Order granting the plaintiff’s motion for leave to file a late notice of claim under the Tort Claims Act in her slip-and-fall action reversed; the plaintiff’s accident occurred on March 3, 2004, and she consulted an attorney on April 9; the attorney sent a letter dated May 7 to the defendant municipality to notify it of the plaintiff’s injury, but the municipality denied receiving it; when he received no reply to the May 7 letter, the attorney sent a second letter dated June 2; the letter was not received by the municipality until June 22; the belated filing of the notice of claim was attributable solely to the attorney’s case manager supervisor, who did not follow up on his delegated responsibility when there was no response to the May 7 letter; this type of office negligence did not constitute extraordinary circumstances as contemplated by the amended version of N.J.S.A. 59:8-9.

LANDLORD AND TENANT
MIDDLETOWN SENIOR CITIZENS HOUSING CORP. v. MARTIN
Appellate Division, A-1144-04T1, August 1, 2005, not approved for publication. (8 pages).

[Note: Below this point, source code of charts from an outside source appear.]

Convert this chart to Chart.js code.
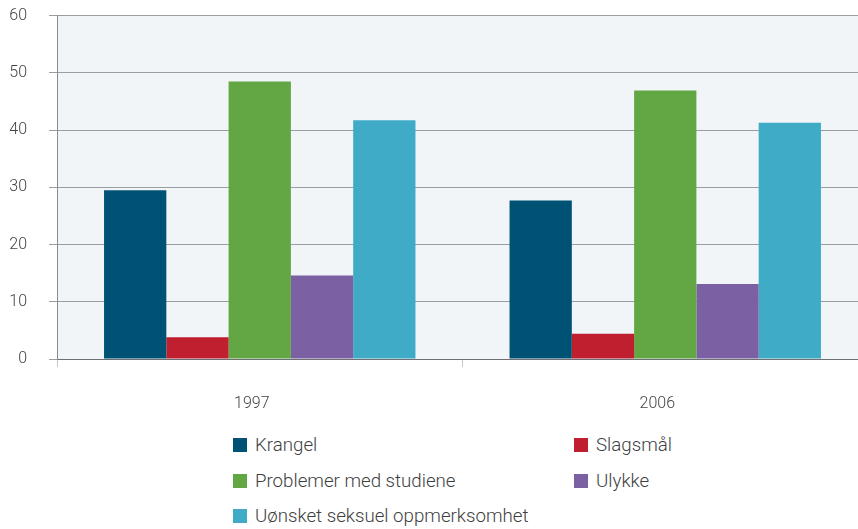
<!DOCTYPE html>
<html>
<head>
<meta charset="utf-8">
<script src="https://cdn.jsdelivr.net/npm/chart.js@4"></script>
<style>
    html, body { margin: 0; padding: 0; background: #fff; overflow: hidden; }
    #wrap { position: relative; width: 858px; height: 529px; overflow: hidden; }
    #box { position: absolute; left: 0; top: -16px; width: 868px; height: 436px; }
    #legend {
        position: absolute; left: 233px; top: 436px;
        display: grid; grid-template-columns: 341px 200px; grid-auto-rows: 35.5px;
        font-family: Roboto, "Noto Sans", sans-serif; font-size: 18.7px; font-weight: 300; color: #3e3e3e;
    }
    .item { display: flex; align-items: center; height: 18px; }
    .swatch { width: 14px; height: 14px; margin-right: 8px; flex: none; }
</style>
</head>
<body>
<div id="wrap">
    <div id="box"><canvas id="chart" width="868" height="436"></canvas></div>
    <div id="legend"></div>
</div>
<script>
const years = ["1997", "2006"];
const seriesNames = ["Krangel", "Slagsmål", "Problemer med studiene", "Ulykke", "Uønsket seksuel oppmerksomhet"];
const krangel = [29.5, 27.7];
const slagsmal = [3.8, 4.4];
const problemer = [48.5, 46.9];
const ulykke = [14.6, 13.1];
const uonsket = [41.7, 41.3];
const yTicks = [0, 10, 20, 30, 40, 50, 60];
const colors = ["#005274", "#C01F2F", "#62A744", "#7B61A4", "#3FABC6"];

const values = [krangel, slagsmal, problemer, ulykke, uonsket];

const plotBackground = {
    id: "plotBackground",
    beforeDraw(chart) {
        const { ctx, chartArea } = chart;
        ctx.save();
        ctx.fillStyle = "#F1F5F8";
        ctx.fillRect(chartArea.left, chartArea.top, chartArea.right - chartArea.left, chartArea.bottom - chartArea.top);
        ctx.restore();
    },
};

const tickFont = { family: "Roboto, 'Noto Sans', sans-serif", size: 16, weight: 300 };

const chart = new Chart(document.getElementById("chart").getContext("2d"), {
    type: "bar",
    data: {
        labels: years,
        datasets: seriesNames.map((name, i) => ({
            label: name,
            data: values[i],
            backgroundColor: colors[i],
            borderWidth: 0,
            barPercentage: 1,
            categoryPercentage: 0.768,
        })),
    },
    options: {
        responsive: false,
        animation: false,
        layout: { padding: { top: 0, left: 0, right: 0, bottom: 0 } },
        plugins: {
            legend: { display: false },
            tooltip: { enabled: false },
        },
        scales: {
            x: {
                offset: true,
                grid: {
                    offset: true,
                    drawOnChartArea: false,
                    tickLength: 8,
                    color: "#c4c6c8",
                },
                border: { color: "#6e7074", width: 1 },
                ticks: { font: tickFont, color: "#444", padding: 27, labelOffset: -8 },
                afterFit: (scale) => { scale.height = 61; },
            },
            y: {
                min: 0,
                max: 60,
                afterBuildTicks: (scale) => { scale.ticks = yTicks.map((v) => ({ value: v })); },
                grid: { color: "#9a9ea2", tickLength: 8 },
                border: { color: "#8a8c90", width: 1 },
                ticks: { font: tickFont, color: "#444", padding: 22 },
                afterFit: (scale) => { scale.width = 57; },
            },
        },
    },
    plugins: [plotBackground],
});

const legend = document.getElementById("legend");
chart.data.datasets.forEach((ds) => {
    const item = document.createElement("div");
    item.className = "item";
    const sw = document.createElement("span");
    sw.className = "swatch";
    sw.style.background = ds.backgroundColor;
    const label = document.createElement("span");
    label.textContent = ds.label;
    item.appendChild(sw);
    item.appendChild(label);
    legend.appendChild(item);
});
</script>
</body>
</html>
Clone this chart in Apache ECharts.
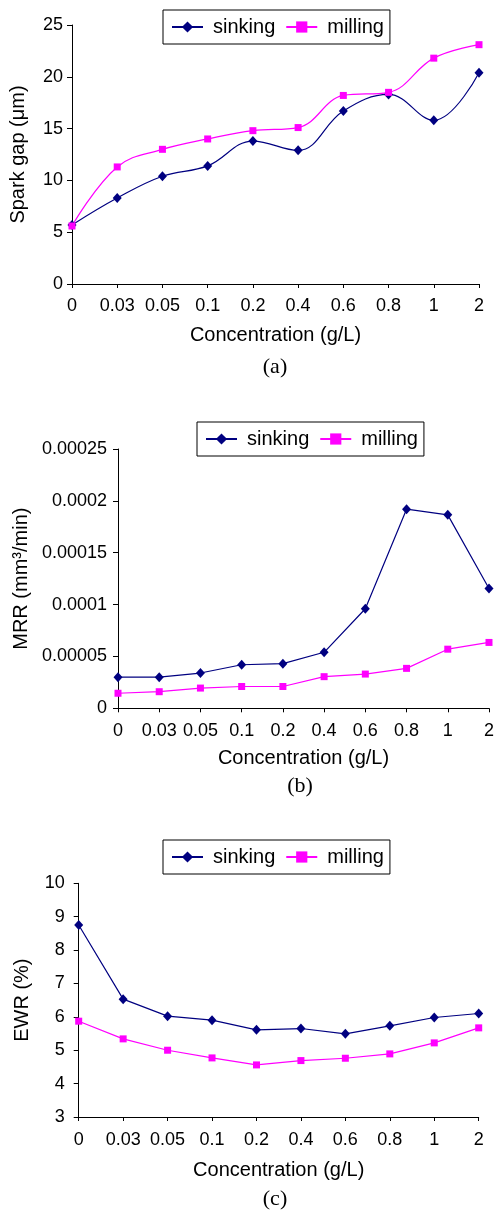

Facts-on-Call Order No. 18313

Judgment of possession for the plaintiff private, nonprofit senior housing complex affirmed; the defendant tenant, who was 41 years old, had been employed as the live-in superintendent; contrary to the defendant’s argument that the plaintiff’s complaint was inadequate under N.J.S.A. 2A:18-61.1(m) because it failed to explain that his tenancy was conditional on employment, the parties’ documented history indicated that the only reason that his tenancy was terminated was because he no longer was employed as the superintendent; once the defendant’s employment was terminated, he no longer could occupy the apartment in a complex in which he was not eligible “age-wise” to live; the federal regulations cited by the defendant did not apply.